Plan ahead with cloud testing
Another way to prepare for the crush of holiday shopping traffic is to test your system in the off-season when the pressure is low. Cloud testing allows you to simulate the increased load on your website from holiday shoppers and see where your weak spots are. You can even change the parameters to see how your site will react on a desktop, laptop, or mobile device.
The best part about cloud testing is that you can run it for significantly cheaper than doing the testing in-house. Third parties have the infrastructure required to run complex tests, and you simply use their systems to game out your site’s response to the Black Friday rush.
Make sure you have a proper retail database
Having the right database at your disposal will help your customers access your site, and your deals, during the Black Friday weekend or Christmas Holiday season. And you can start building yours now.
Following these five principles will help you put together a sturdy retail database that won’t let your customers down:
- Availability: You want a database that’s always available to your customers, so look for options with 100% uptime. As the cliche goes, “time is money,” and even a few minutes of website downtime can cost you.
- Cloud nativity: A good database will support multi-cloud and hybrid environments, which will make your site available to customers around the world more easily. With a system like this, people will be pulling data from distributed sources nearby, making interruptions less likely.
- Scalability: Look for a database solution that can scale with you and process a large volume of transactions—up to millions, if need be.

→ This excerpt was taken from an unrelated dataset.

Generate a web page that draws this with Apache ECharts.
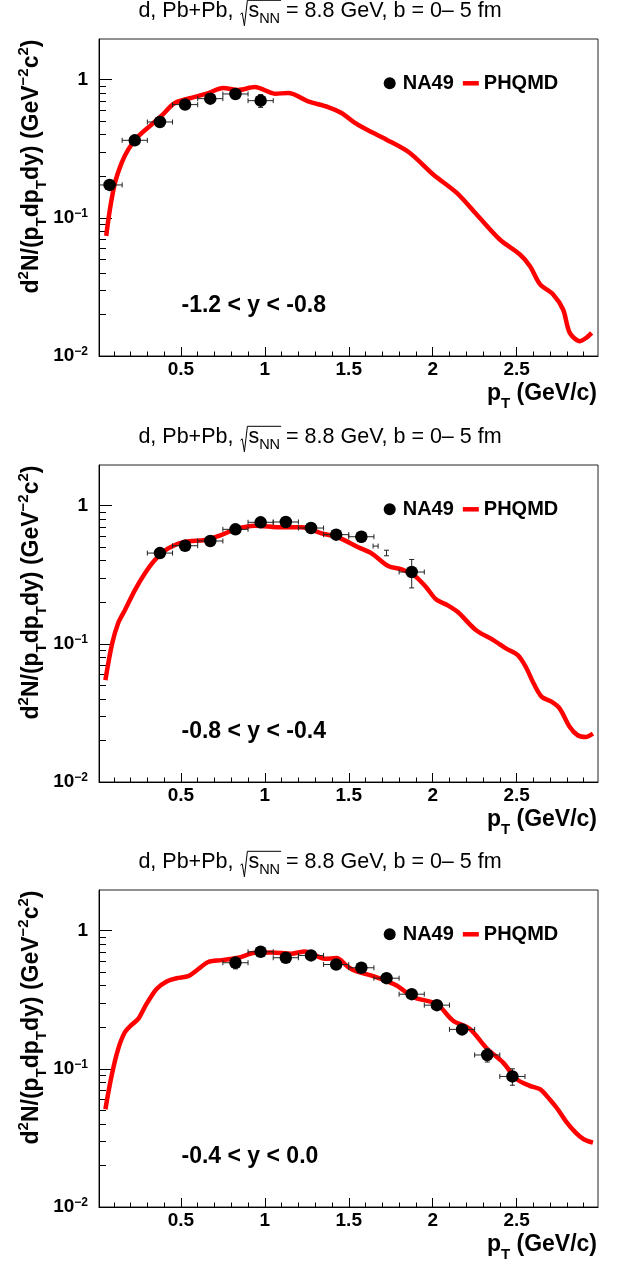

- Security: Your database should be able to keep the data it houses secure. Millions of people will be inputting sensitive information like credit card and address numbers during the holiday shopping season. You should be doing everything in your power to make sure that data doesn’t get into the wrong hands.
- Performance: Today’s customers expect things instantly. Make sure you’re investing in a database that can process accordingly.
Optimize for mobile
More people are using their smartphones and mobile devices to get online than ever, and the sales figures reflect that too. Revenue from mobile sales in 2020 is projected to be just over $338 billion.
If your site doesn’t work well—or at all—on mobile, you’re going to be missing out on your slice of the pie. Test your site as extensively on mobile as you do for desktop and laptop versions.
Some quick tips to optimize your site for mobile:
- Don’t use large files like big images or lengthy videos on the mobile site.
- Keep page design simple and easy to read.
- Clearly mark elements like the checkout and cart buttons.
Key takeaways
Realize that site outages during the holiday season aren’t just inconvenient, they’re expensive. They’ve cost massive retailers like Costco, J Crew, and Best Buy millions of dollars. Learn from their mistakes so it doesn’t happen to you.
Taking a proactive approach now can make sure your site is robust and ready for the influx of holiday traffic next year—and less likely to go down during day-to-day transactions. Prepare now, and you’ll net yourself both peace of mind and extra cash next during the next holiday sales season.